*Set problem*
Return the material exactly, first line through the line containing "0.09, 0.10, 0.12]", and nothing more. Pictures stay out.

*Information supplied*
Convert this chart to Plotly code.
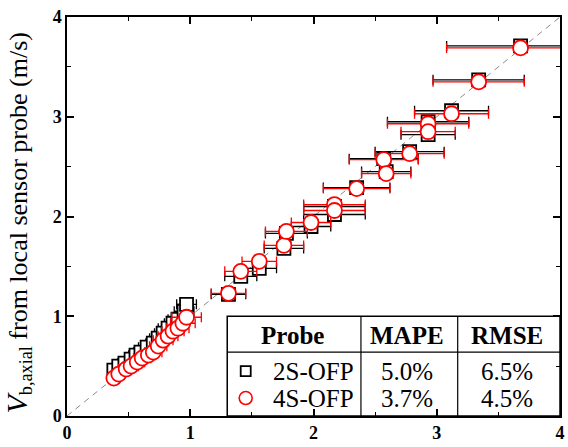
import plotly.graph_objects as go

# ---- data ----
x_cluster_2s = [0.38, 0.42, 0.47, 0.52, 0.56, 0.60, 0.65, 0.70, 0.74, 0.78, 0.82, 0.86, 0.90, 0.95, 0.97]
y_cluster_2s = [0.46, 0.50, 0.53, 0.57, 0.61, 0.64, 0.69, 0.73, 0.78, 0.83, 0.88, 0.93, 0.97, 1.05, 1.12]
e_cluster_2s = [0.05, 0.05, 0.06, 0.05, 0.06, 0.06, 0.07, 0.06, 0.07, 0.07, 0.08, 0.07, 0.08, 0.08, 0.08]

x_cluster_4s = [0.38, 0.42, 0.48, 0.52, 0.57, 0.61, 0.66, 0.70, 0.74, 0.78, 0.82, 0.86, 0.90, 0.94, 0.97]
y_cluster_4s = [0.38, 0.42, 0.47, 0.50, 0.54, 0.58, 0.61, 0.64, 0.70, 0.76, 0.80, 0.85, 0.88, 0.93, 0.99]
e_cluster_4s = [0.05, 0.05, 0.06, 0.06, 0.06, 0.07, 0.06, 0.07, 0.07, 0.08, 0.08, 0.09, 0.09, 0.10, 0.12]

x_high = [1.31, 1.41, 1.56, 1.76, 1.78, 1.98, 2.17, 2.17, 2.35, 2.57, 2.59, 2.78, 2.93, 2.93, 3.12, 3.34, 3.68]
y_high_2s = [1.22, 1.40, 1.48, 1.68, 1.83, 1.90, 2.10, 2.02, 2.29, 2.58, 2.45, 2.65, 2.95, 2.82, 3.06, 3.37, 3.71]
y_high_4s = [1.23, 1.45, 1.55, 1.71, 1.85, 1.94, 2.12, 2.06, 2.28, 2.57, 2.43, 2.63, 2.93, 2.85, 3.03, 3.35, 3.69]
e_high = [0.14, 0.13, 0.14, 0.16, 0.17, 0.16, 0.25, 0.25, 0.27, 0.28, 0.20, 0.28, 0.33, 0.22, 0.30, 0.37, 0.60]

x_2s = x_cluster_2s + x_high
y_2s = y_cluster_2s + y_high_2s
e_2s = e_cluster_2s + e_high
x_4s = x_cluster_4s + x_high
y_4s = y_cluster_4s + y_high_4s
e_4s = e_cluster_4s + e_high

probes = ["2S-OFP", "4S-OFP"]
mape = ["5.0%", "3.7%"]
rmse = ["6.5%", "4.5%"]
ticks = [0, 1, 2, 3, 4]

SERIF = "Liberation Serif"
TFS = 25

fig = go.Figure()

# 1:1 reference line
fig.add_trace(go.Scatter(x=[0, 4], y=[0, 4], mode="lines",
                         line=dict(color="#8a8a8a", width=1, dash="6px,5px"),
                         showlegend=False, hoverinfo="skip"))

fig.add_trace(go.Scatter(
    x=x_2s, y=y_2s, mode="markers", name="2S-OFP",
    marker=dict(symbol="square", size=13, color="white",
                line=dict(color="black", width=1.8)),
    error_x=dict(type="data", array=e_2s, color="black", thickness=1.3, width=5),
    showlegend=False))

fig.add_trace(go.Scatter(
    x=x_4s, y=y_4s, mode="markers", name="4S-OFP",
    marker=dict(symbol="circle", size=15, color="white",
                line=dict(color="red", width=1.8)),
    error_x=dict(type="data", array=e_4s, color="red", thickness=1.3, width=5),
    showlegend=False))

# ---- table in lower right ----
tx0, tx1, tx2, tx3 = 1.30, 2.385, 3.17, 4.0
ty_top, ty_head = 1.0, 0.64
shapes = [
    dict(type="rect", xref="x", yref="y", x0=tx0, x1=tx3, y0=0, y1=ty_top,
         fillcolor="white", line=dict(color="black", width=1.5), layer="below"),
    dict(type="line", xref="x", yref="y", x0=tx0, x1=tx3, y0=ty_head, y1=ty_head,
         line=dict(color="black", width=1.2), layer="below"),
    dict(type="line", xref="x", yref="y", x0=tx1, x1=tx1, y0=0, y1=ty_top,
         line=dict(color="black", width=1.2), layer="below"),
    dict(type="line", xref="x", yref="y", x0=tx2, x1=tx2, y0=0, y1=ty_top,
         line=dict(color="black", width=1.2), layer="below"),
]
fig.update_layout(shapes=shapes)

row_y = [0.45, 0.18]
anns = []
hdr_y = 0.81
for txt, xc in [("Probe", 1.83), ("MAPE", 2.755), ("RMSE", 3.57)]:
    anns.append(dict(x=xc, y=hdr_y, xref="x", yref="y", text="<b>" + txt + "</b>",
                     showarrow=False, font=dict(family=SERIF, size=TFS, color="black")))
for i in range(2):
    anns.append(dict(x=2.0, y=row_y[i], xref="x", yref="y", text=probes[i], showarrow=False,
                     font=dict(family=SERIF, size=TFS, color="black")))
    anns.append(dict(x=2.755, y=row_y[i], xref="x", yref="y", text=mape[i], showarrow=False,
                     font=dict(family=SERIF, size=TFS, color="black")))
    anns.append(dict(x=3.57, y=row_y[i], xref="x", yref="y", text=rmse[i], showarrow=False,
                     font=dict(family=SERIF, size=TFS, color="black")))

# y-axis title as a rotated annotation
anns.append(dict(xref="paper", yref="paper", x=0, y=0.5, xanchor="center", yanchor="middle",
                 xshift=-50, yshift=-7, textangle=-90, showarrow=False,
                 text="<span style='font-size:30px'><i>V</i></span><sub>b,axial</sub> from local sensor probe (m/s)",
                 font=dict(family=SERIF, size=26, color="black")))

fig.add_trace(go.Scatter(x=[1.45], y=[row_y[0]], mode="markers", showlegend=False,
                         marker=dict(symbol="square", size=10, color="white",
                                     line=dict(color="black", width=1.8))))
fig.add_trace(go.Scatter(x=[1.45], y=[row_y[1]], mode="markers", showlegend=False,
                         marker=dict(symbol="circle", size=13, color="white",
                                     line=dict(color="red", width=1.6))))

axis_common = dict(range=[0, 4], tickvals=ticks, ticks="inside", ticklen=7, tickwidth=1.5,
                   tickcolor="black", showline=True, linecolor="black", linewidth=1.5,
                   mirror="ticks", showgrid=False, zeroline=False,
                   tickfont=dict(family=SERIF, size=18, color="black", weight="bold"),
                   minor=dict(dtick=0.5, ticks="inside", ticklen=4, tickwidth=1.2,
                              tickcolor="black", showgrid=False))

fig.update_xaxes(**axis_common)
fig.update_yaxes(**axis_common)

fig.update_layout(
    width=568, height=447,
    margin=dict(l=67, r=3, t=17, b=31),
    paper_bgcolor="white", plot_bgcolor="white",
    annotations=anns,
)

fig.write_html("out.html")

*Problem solution*
Convert this chart to Plotly code.
import plotly.graph_objects as go

# ---- data ----
x_cluster_2s = [0.38, 0.42, 0.47, 0.52, 0.56, 0.60, 0.65, 0.70, 0.74, 0.78, 0.82, 0.86, 0.90, 0.95, 0.97]
y_cluster_2s = [0.46, 0.50, 0.53, 0.57, 0.61, 0.64, 0.69, 0.73, 0.78, 0.83, 0.88, 0.93, 0.97, 1.05, 1.12]
e_cluster_2s = [0.05, 0.05, 0.06, 0.05, 0.06, 0.06, 0.07, 0.06, 0.07, 0.07, 0.08, 0.07, 0.08, 0.08, 0.08]

x_cluster_4s = [0.38, 0.42, 0.48, 0.52, 0.57, 0.61, 0.66, 0.70, 0.74, 0.78, 0.82, 0.86, 0.90, 0.94, 0.97]
y_cluster_4s = [0.38, 0.42, 0.47, 0.50, 0.54, 0.58, 0.61, 0.64, 0.70, 0.76, 0.80, 0.85, 0.88, 0.93, 0.99]
e_cluster_4s = [0.05, 0.05, 0.06, 0.06, 0.06, 0.07, 0.06, 0.07, 0.07, 0.08, 0.08, 0.09, 0.09, 0.10, 0.12]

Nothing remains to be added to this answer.